ML helps researchers decipher immune system for cancer patients

Among other outcomes, the new algorithm predicted which patients had better responses to specific therapies and had better overall survival rates.
Jeff Rowe

As oncologists search for more immunotherapies to help their patients fight cancer, scientists at UT Southwestern Medical Center and the University of Texas MD Anderson Cancer Center have  turned to AI to help identify which cell surface peptides (small chains of amino acids) produced by cancer cells called neoantigens are recognized by the immune system.

“Neoantigens play a key role in the recognition of tumour cells by T cells,” the team explained in a report recently published in Nature Machine Intelligence. “(H)owever, only a small proportion of neoantigens truly elicit T-cell responses, and few clues exist as to which neoantigens are recognized by which T-cell receptors (TCRs).”

As explained in a release accompanying the report, mutations in the genome of cancer cells cause them to display different neoantigens on their surfaces. Some of these neoantigens are recognized by immune T cells that hunt for signs of cancer and foreign invaders, allowing cancer cells to be destroyed by the immune system. Others, however, seem invisible to T cells and can allow cancers to grow unchecked.

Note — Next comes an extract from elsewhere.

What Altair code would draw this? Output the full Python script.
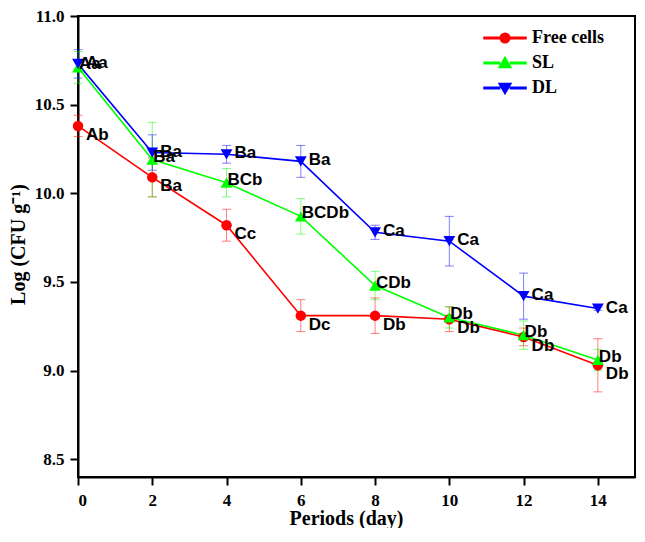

“Determining which neoantigens bind to T cell receptors and which don’t has seemed like an impossible feat. But with machine learning, we’re making progress,” said senior author Dr. Tao Wang, Ph.D., Assistant Professor of Population and Data Sciences at UT Southwestern.

According to the team, the ability to predict which neoantigens are recognized by T cells could help researchers develop personalized cancer vaccines, engineer better T cell-based therapies, or predict how well patients might respond to other types of immunotherapies.

“For the immune system, the presence of neoantigens is one of the biggest differences between normal and tumor cells,” said Tianshi Lu, first co-author with Ze Zhang, doctoral students in UT Southwestern’s Tao Wang lab. “If we can figure out which neoantigens stimulate an immune response, then we may be able to use this knowledge in a variety of different ways to fight cancer,” Ms. Lu said.

Part of the problem to date has been that there are tens of thousands of different neoantigens, and methods to predict which ones trigger a T cell response have proven to be time-consuming, technically challenging, and costly.  The search for a better technique lead the researchers to machine learning.

For the study, the team trained the deep learning-based pMTnet algorithm using data from known binding or nonbinding combinations of three different components – neoantigens, proteins called major histocompatibility complexes (MHCs) that present neoantigens on cancer cell surfaces, and the T cell receptors (TCRs) responsible for recognizing the neoantigen-MHC complexes – then tested the algorithm against a dataset developed from 30 different studies that had experimentally identified binding or nonbinding neoantigen T cell-receptor pairs.

Among other things, pMTnet showed that neoantigens generally trigger a stronger immune response compared with tumor-associated antigens.